Selfridges owners ‘close in’ on £4bn sale to Thailand group
Selfridges owner, the Weston family, has agreed to sell the chain to Thai Central Group for £4 billion, according to reports.
The Weston family wants to finalise the deal by the end of the year according to the newspaper’s sources, and negotiations could continue into next month.
Thai Central Group is one of the largest privately held conglomerates in the country, and has interests in industries such as e-commerce, hospitality, and insurance.
The conglomerate, which also owns Italian department store Rinascente, is not the only company that has expressed an interest in purchasing the Selfridges.
The department store had begun looking for new owners in July of this year.
In October, Selfridge’s owners were reported as being in talks about selling the department store chain to the Qatar sovereign wealth fund in a £4 billion deal.
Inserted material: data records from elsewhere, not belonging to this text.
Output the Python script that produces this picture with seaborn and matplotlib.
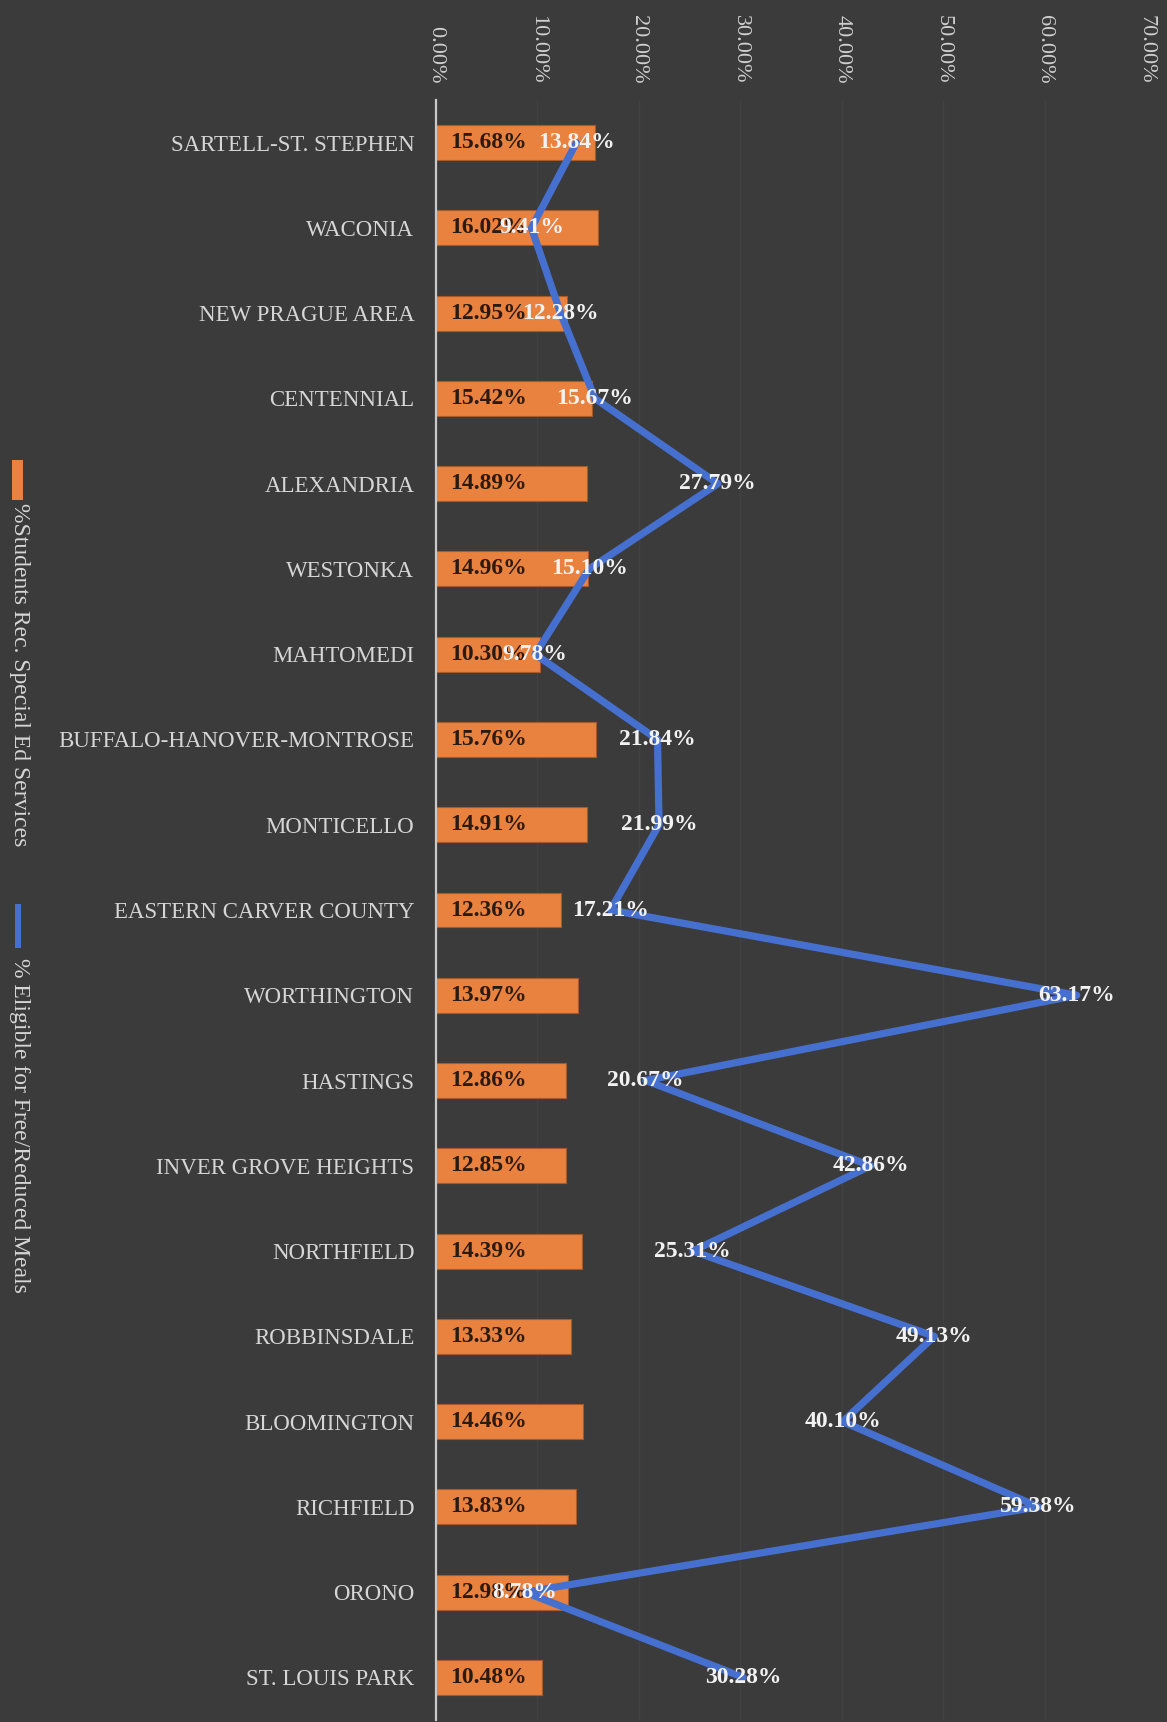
import numpy as np
import pandas as pd
import matplotlib
matplotlib.use("Agg")
import matplotlib.pyplot as plt
from matplotlib.ticker import PercentFormatter, MultipleLocator
from matplotlib.patches import Rectangle
import seaborn as sns

districts = [
    "SARTELL-ST. STEPHEN", "WACONIA", "NEW PRAGUE AREA", "CENTENNIAL",
    "ALEXANDRIA", "WESTONKA", "MAHTOMEDI", "BUFFALO-HANOVER-MONTROSE",
    "MONTICELLO", "EASTERN CARVER COUNTY", "WORTHINGTON", "HASTINGS",
    "INVER GROVE HEIGHTS", "NORTHFIELD", "ROBBINSDALE", "BLOOMINGTON",
    "RICHFIELD", "ORONO", "ST. LOUIS PARK",
]
special_ed_pct = [15.68, 16.02, 12.95, 15.42, 14.89, 14.96, 10.30, 15.76,
                  14.91, 12.36, 13.97, 12.86, 12.85, 14.39, 13.33, 14.46,
                  13.83, 12.98, 10.48]
free_reduced_pct = [13.84, 9.41, 12.28, 15.67, 27.79, 15.10, 9.78, 21.84,
                    21.99, 17.21, 63.17, 20.67, 42.86, 25.31, 49.13, 40.10,
                    59.38, 8.78, 30.28]
special_ed_label = "%Students Rec. Special Ed Services"
free_reduced_label = "% Eligible for Free/Reduced Meals"

BG = "#3b3b3b"
ORANGE = "#e9823e"
BLUE = "#4670cf"
LIGHT = "#d6d6d6"
SERIF = ["Liberation Serif", "DejaVu Serif"]

sns.set_theme(style="dark")
plt.rcParams["font.family"] = SERIF

df = pd.DataFrame({
    "district": districts,
    "sped": np.array(special_ed_pct) / 100,
    "frl": np.array(free_reduced_pct) / 100,
    "pos": np.arange(len(districts)),
})

W, H = 1167, 1722
fig = plt.figure(figsize=(W / 100, H / 100), dpi=100, facecolor=BG)
ax = fig.add_axes([436 / W, 2 / H, (1146 - 436) / W, (1720 - 100) / H])
ax.set_facecolor(BG)

sns.barplot(data=df, y="district", x="sped", orient="h", color=ORANGE,
            width=0.41, saturation=1, edgecolor="#a85a2a", linewidth=0.8,
            ax=ax, zorder=2)
sns.lineplot(data=df, x="frl", y="pos", sort=False, orient="y", color=BLUE,
             linewidth=5.2, ax=ax, zorder=3)

ax.set_xlim(0, 0.70)
ax.set_ylim(len(districts) - 0.5, -0.5)
ax.xaxis.set_major_locator(MultipleLocator(0.10))
ax.xaxis.set_major_formatter(PercentFormatter(1, decimals=2))
ax.xaxis.tick_top()
ax.tick_params(axis="x", length=0, pad=12, labelsize=16, labelcolor="#cfcfcf",
               labelrotation=-90)
ax.tick_params(axis="y", length=0, pad=15.5, labelsize=16.5, labelcolor=LIGHT)
for lab in ax.get_xticklabels():
    lab.set_va("bottom")
ax.set_xlabel("")
ax.set_ylabel("")
ax.grid(axis="x", color="#414141", linewidth=1.0, zorder=0)
ax.grid(axis="y", visible=False)
for side in ["top", "right", "bottom"]:
    ax.spines[side].set_visible(False)
ax.spines["left"].set_color("#c9c9c9")
ax.spines["left"].set_linewidth(1.6)
ax.spines["left"].set_zorder(4)

# bar values, placed just inside the bar base
for i, v in enumerate(df["sped"]):
    ax.annotate(f"{v * 100:.2f}%", xy=(0, i), xytext=(10, 0),
                textcoords="offset points", ha="left", va="center",
                fontsize=17, fontweight="bold", color="#2b1a10", zorder=5)

# line values, centred on each point
for i, v in enumerate(df["frl"]):
    ax.text(v, i, f"{v * 100:.2f}%", ha="center", va="center",
            fontsize=17, fontweight="bold", color="#f2f2f2", zorder=6)

# legend, set vertically along the left edge
fig.patches.append(Rectangle((12 / W, 1 - 500 / H), 11 / W, 40 / H,
                             transform=fig.transFigure, facecolor=ORANGE,
                             edgecolor="none"))
fig.text(19 / W, 1 - 503 / H, special_ed_label, rotation=-90, ha="center",
         va="top", fontsize=17, color=LIGHT)
fig.patches.append(Rectangle((15 / W, 1 - 948 / H), 6 / W, 44 / H,
                             transform=fig.transFigure, facecolor=BLUE,
                             edgecolor="none"))
fig.text(19 / W, 1 - 958 / H, free_reduced_label, rotation=-90, ha="center",
         va="top", fontsize=17, color=LIGHT)

fig.savefig("out.png", dpi=100, facecolor=BG)
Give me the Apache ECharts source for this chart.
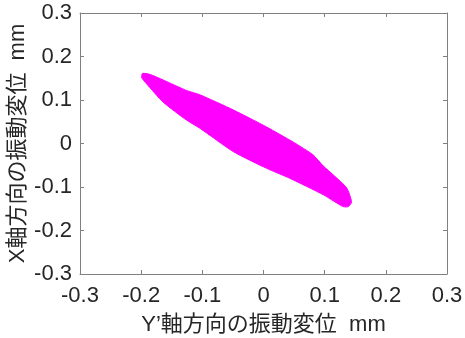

Selfridges, founded in 1909, has four UK outlets: its 600,000 square feet flagship Oxford Circus store in London, one in Birmingham, and two in Manchester.
Selfridges also controls Brown Thomas and Arnotts in Ireland, Holt Renfrew in Canada, and De Bijenkorf in the Netherlands, however Qatar is reportedly only interested in the UK outlets according to the sources.
The deal would mark the first time that the department store has switched hands in almost twenty years. Selfridges was purchased by Canadian billionaire Galen Weston for £598 million in 2003.
The Weston family also controls Primark’s parent company Associated British Foods, and their wealth was estimated at £10.53 billion in the 2020 Sunday Times rich list.